SOAP in Modern Systems: Still Worth Knowing?
Yes—if you work with enterprise integration, long-lived platforms, or regulated industries. SOAP is not the default for greenfield consumer web APIs, but it remains a practical standard in many organizations.
Also, SOAP knowledge improves your general systems understanding. It forces you to think in terms of contracts, schemas, structured errors, and message metadata—concepts that matter even outside SOAP.
Common Misconceptions About SOAP
“SOAP only works over HTTP”
HTTP is the most common transport today, but SOAP is designed as a messaging protocol that can be carried over different transports in some architectures.
“SOAP can’t scale”
SOAP can scale. The right question is whether the protocol overhead fits your throughput and latency needs. Many high-volume enterprise systems use SOAP successfully, but they do so with careful design and appropriate infrastructure.
“SOAP is always slower than REST”
SOAP messages can be larger, and parsing XML can be heavier than parsing JSON in some contexts.

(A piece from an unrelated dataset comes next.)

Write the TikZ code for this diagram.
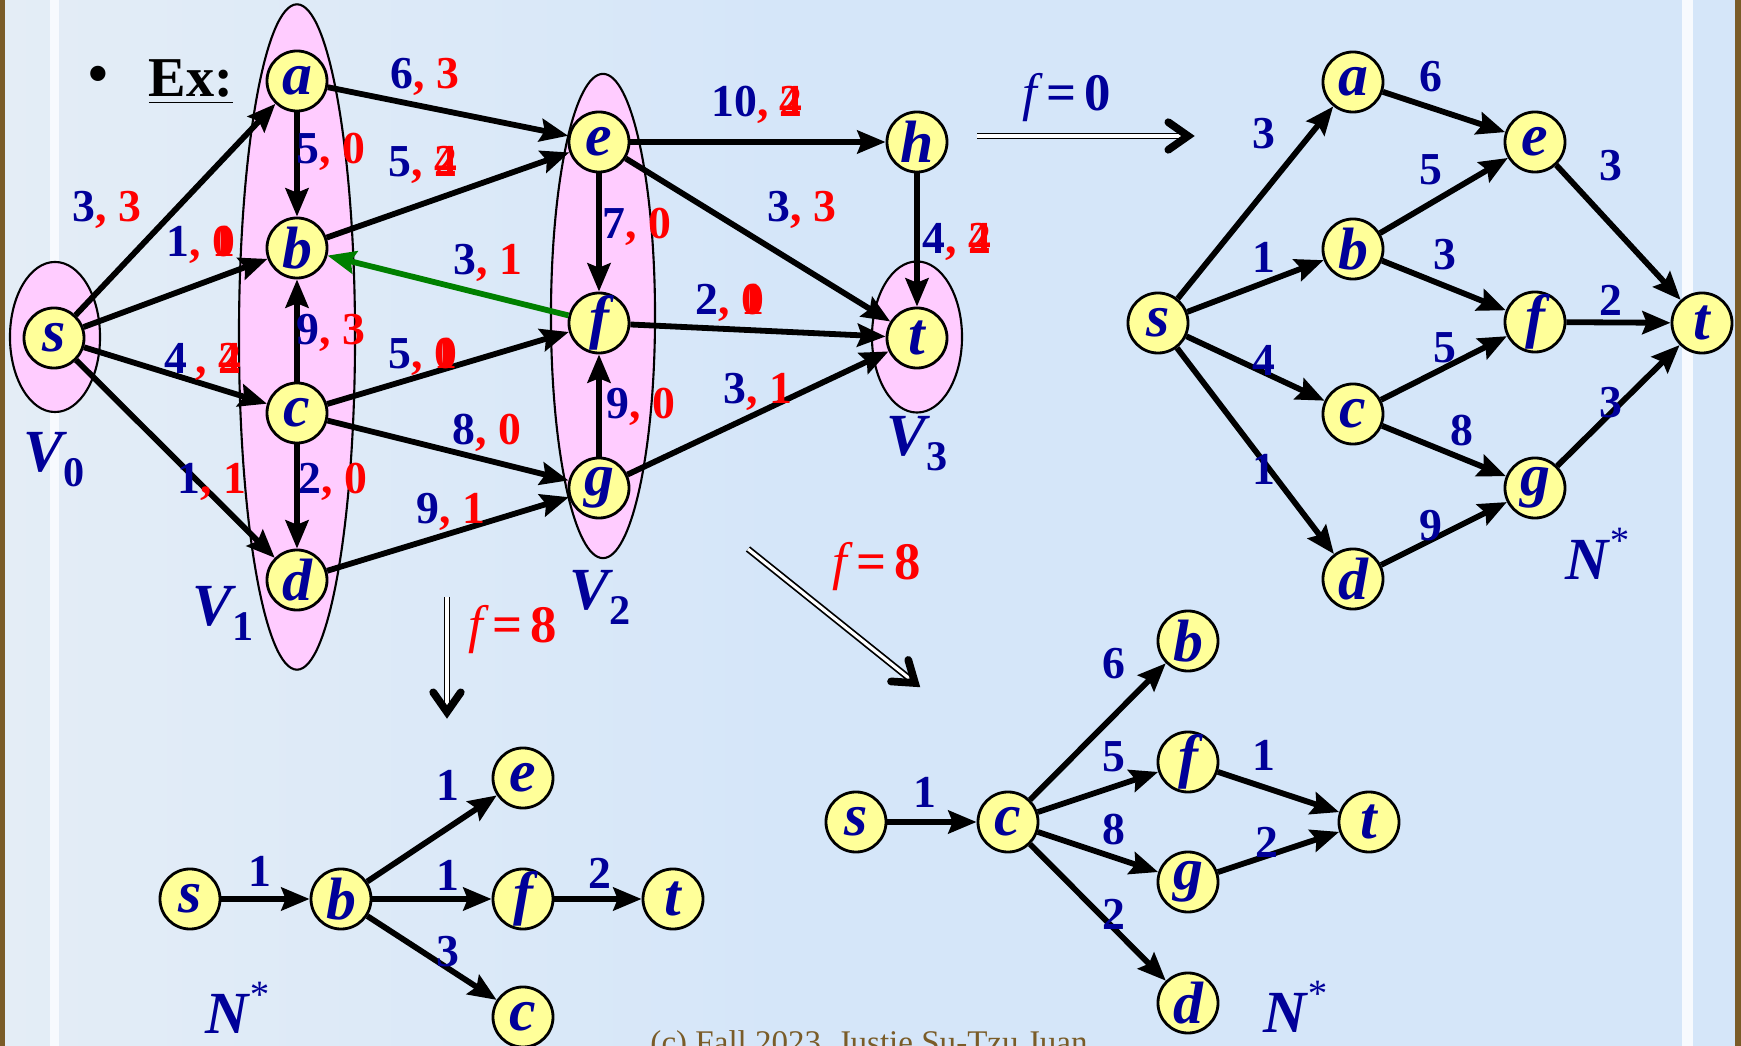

But performance depends on many factors: network, payload size, server load, and the complexity of the business logic. In some scenarios, the difference is less important than reliability and contract enforcement.
Conclusion
SOAP is a structured messaging protocol built around XML. XML gives SOAP a strict, extensible, and schema-friendly foundation that supports long-lived integrations across systems. The SOAP Envelope defines how messages are packaged; the Header carries metadata like security and routing; the Body contains the business payload; and SOAP Faults provide a standard way to represent errors.
If you primarily build modern web APIs, you may not choose SOAP for new public services. But if you work with enterprise systems, integrations, or environments that require strict contracts, SOAP is still highly relevant. Understanding SOAP is not just about supporting legacy systems—it’s about understanding how formal messaging works when reliability and interoperability are non-negotiable.